▸ **WHAT TO WORK ON**:
Can you output the material exactly as written, minus any pictures it holds?

▸ **COLLECTED DATA**:
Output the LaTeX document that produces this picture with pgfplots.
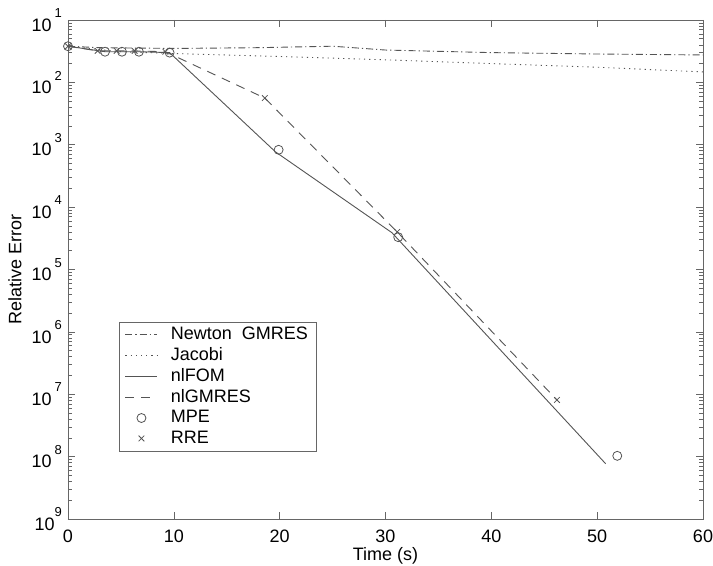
\documentclass[border=0pt]{standalone}
\usepackage{fontspec}
\setmainfont{Liberation Sans}
\usepackage{pgfplots}
\pgfplotsset{compat=1.18}
\definecolor{lc}{gray}{0.33}
\definecolor{ac}{gray}{0.40}
\pgfplotsset{
  lineleg/.style={legend image code/.code={\draw[##1] (0pt,0pt) -- (32pt,0pt);}},
  markleg/.style={legend image code/.code={\draw[##1] plot coordinates {(16pt,0pt)};}},
}
\newcommand{\ex}[1]{\raisebox{0.75em}{\fontsize{13}{14}\selectfont #1}}
\begin{document}
\fontsize{18}{21}\selectfont
\begin{tikzpicture}
\begin{axis}[name=ax,
  scale only axis, width=635pt, height=499pt,
  xmin=0, xmax=60, ymode=log, ymin=1e-9, ymax=1e-1,
  xtick={0,10,...,60},
  ytick={1e-9,1e-8,1e-7,1e-6,1e-5,1e-4,1e-3,1e-2,1e-1},
  yticklabels={10\ex{9},
    10\,\ex{8}, 10\,\ex{7}, 10\,\ex{6}, 10\,\ex{5},
    10\,\ex{4}, 10\,\ex{3}, 10\,\ex{2}, 10\,\ex{1}},
  /pgf/number format/assume math mode=true,
  ticklabel style={font=\fontsize{18}{21}\selectfont},
  xticklabel style={yshift=-5pt},
  axis line style={ac}, tick style={ac, line width=0.6pt},
  tick align=inside, major tick length=7pt, minor tick length=4pt,
  xlabel={Time (s)}, ylabel={Relative Error},
  xlabel style={at={(axis description cs:0.5,-0.074)}, anchor=center},
  ylabel style={at={(axis description cs:-0.0835,0.5)}, anchor=center},
  legend style={at={(axis description cs:0.080,0.136)}, anchor=south west,
    draw=ac, fill=white, font=\fontsize{18}{21}\selectfont,
    inner xsep=6pt, inner ysep=3pt, row sep=1.3pt, column sep=11pt},
  legend cell align=left,
  lineleg,
]
\addplot[lc, line width=0.9pt, dash pattern=on 7pt off 3pt on 1.2pt off 3pt] coordinates {
 (0,3.8e-2) (3,3.6e-2) (10,3.5e-2) (18,3.6e-2) (25,3.8e-2) (30,3.3e-2) (40,3.0e-2) (50,2.85e-2) (60,2.75e-2)};
\addlegendentry{Newton~~GMRES}
\addplot[lc, line width=0.9pt, dash pattern=on 1.2pt off 4pt] coordinates {
 (0,3.8e-2) (5,3.1e-2) (10,2.9e-2) (20,2.6e-2) (30,2.3e-2) (40,2.0e-2) (50,1.75e-2) (60,1.47e-2)};
\addlegendentry{Jacobi}
\addplot[lc, line width=0.9pt] coordinates {
 (0,3.8e-2) (3.5,3.1e-2) (5.1,3.1e-2) (6.7,3.1e-2) (9.6,3.0e-2) (19.6,7.7e-4) (30.6,3.9e-5) (50.8,7.7e-9)};
\addlegendentry{nlFOM}
\addplot[lc, line width=0.9pt, dash pattern=on 9pt off 7pt] coordinates {
 (0,3.8e-2) (2.8,3.2e-2) (4.6,3.2e-2) (6.3,3.2e-2) (9.2,3.1e-2) (18.6,5.6e-3) (31.1,4.0e-5) (46.2,8.1e-8)};
\addlegendentry{nlGMRES}
\addplot[lc, only marks, mark=o, mark size=4.5pt, mark options={line width=0.8pt}, markleg] coordinates {
 (0,3.8e-2) (3.5,3.1e-2) (5.1,3.1e-2) (6.7,3.1e-2) (9.6,3.0e-2) (19.9,8.3e-4) (31.2,3.3e-5) (51.9,1.03e-8)};
\addlegendentry{MPE}
\addplot[lc, only marks, mark=x, mark size=4pt, mark options={line width=0.8pt}, markleg] coordinates {
 (0,3.8e-2) (2.8,3.2e-2) (4.6,3.2e-2) (6.3,3.2e-2) (9.2,3.1e-2) (18.6,5.6e-3) (31.1,4.0e-5) (46.2,8.1e-8)};
\addlegendentry{RRE}
\end{axis}
\pgfresetboundingbox
\path[use as bounding box] ([xshift=-68pt,yshift=-47pt]ax.south west) rectangle ([xshift=10pt,yshift=20pt]ax.north east);
\end{tikzpicture}
\end{document}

▸ **ANSWER TO THE PROBLEM**:
Output the LaTeX document that produces this picture with pgfplots.
\documentclass[border=0pt]{standalone}
\usepackage{fontspec}
\setmainfont{Liberation Sans}
\usepackage{pgfplots}
\pgfplotsset{compat=1.18}
\definecolor{lc}{gray}{0.33}
\definecolor{ac}{gray}{0.40}
\pgfplotsset{
  lineleg/.style={legend image code/.code={\draw[##1] (0pt,0pt) -- (32pt,0pt);}},
  markleg/.style={legend image code/.code={\draw[##1] plot coordinates {(16pt,0pt)};}},
}
\newcommand{\ex}[1]{\raisebox{0.75em}{\fontsize{13}{14}\selectfont #1}}
\begin{document}
\fontsize{18}{21}\selectfont
\begin{tikzpicture}
\begin{axis}[name=ax,
  scale only axis, width=635pt, height=499pt,
  xmin=0, xmax=60, ymode=log, ymin=1e-9, ymax=1e-1,
  xtick={0,10,...,60},
  ytick={1e-9,1e-8,1e-7,1e-6,1e-5,1e-4,1e-3,1e-2,1e-1},
  yticklabels={10\ex{9},
    10\,\ex{8}, 10\,\ex{7}, 10\,\ex{6}, 10\,\ex{5},
    10\,\ex{4}, 10\,\ex{3}, 10\,\ex{2}, 10\,\ex{1}},
  /pgf/number format/assume math mode=true,
  ticklabel style={font=\fontsize{18}{21}\selectfont},
  xticklabel style={yshift=-5pt},
  axis line style={ac}, tick style={ac, line width=0.6pt},
  tick align=inside, major tick length=7pt, minor tick length=4pt,
  xlabel={Time (s)}, ylabel={Relative Error},
  xlabel style={at={(axis description cs:0.5,-0.074)}, anchor=center},
  ylabel style={at={(axis description cs:-0.0835,0.5)}, anchor=center},
  legend style={at={(axis description cs:0.080,0.136)}, anchor=south west,
    draw=ac, fill=white, font=\fontsize{18}{21}\selectfont,
    inner xsep=6pt, inner ysep=3pt, row sep=1.3pt, column sep=11pt},
  legend cell align=left,
  lineleg,
]
\addplot[lc, line width=0.9pt, dash pattern=on 7pt off 3pt on 1.2pt off 3pt] coordinates {
 (0,3.8e-2) (3,3.6e-2) (10,3.5e-2) (18,3.6e-2) (25,3.8e-2) (30,3.3e-2) (40,3.0e-2) (50,2.85e-2) (60,2.75e-2)};
\addlegendentry{Newton~~GMRES}
\addplot[lc, line width=0.9pt, dash pattern=on 1.2pt off 4pt] coordinates {
 (0,3.8e-2) (5,3.1e-2) (10,2.9e-2) (20,2.6e-2) (30,2.3e-2) (40,2.0e-2) (50,1.75e-2) (60,1.47e-2)};
\addlegendentry{Jacobi}
\addplot[lc, line width=0.9pt] coordinates {
 (0,3.8e-2) (3.5,3.1e-2) (5.1,3.1e-2) (6.7,3.1e-2) (9.6,3.0e-2) (19.6,7.7e-4) (30.6,3.9e-5) (50.8,7.7e-9)};
\addlegendentry{nlFOM}
\addplot[lc, line width=0.9pt, dash pattern=on 9pt off 7pt] coordinates {
 (0,3.8e-2) (2.8,3.2e-2) (4.6,3.2e-2) (6.3,3.2e-2) (9.2,3.1e-2) (18.6,5.6e-3) (31.1,4.0e-5) (46.2,8.1e-8)};
\addlegendentry{nlGMRES}
\addplot[lc, only marks, mark=o, mark size=4.5pt, mark options={line width=0.8pt}, markleg] coordinates {
 (0,3.8e-2) (3.5,3.1e-2) (5.1,3.1e-2) (6.7,3.1e-2) (9.6,3.0e-2) (19.9,8.3e-4) (31.2,3.3e-5) (51.9,1.03e-8)};
\addlegendentry{MPE}
\addplot[lc, only marks, mark=x, mark size=4pt, mark options={line width=0.8pt}, markleg] coordinates {
 (0,3.8e-2) (2.8,3.2e-2) (4.6,3.2e-2) (6.3,3.2e-2) (9.2,3.1e-2) (18.6,5.6e-3) (31.1,4.0e-5) (46.2,8.1e-8)};
\addlegendentry{RRE}
\end{axis}
\pgfresetboundingbox
\path[use as bounding box] ([xshift=-68pt,yshift=-47pt]ax.south west) rectangle ([xshift=10pt,yshift=20pt]ax.north east);
\end{tikzpicture}
\end{document}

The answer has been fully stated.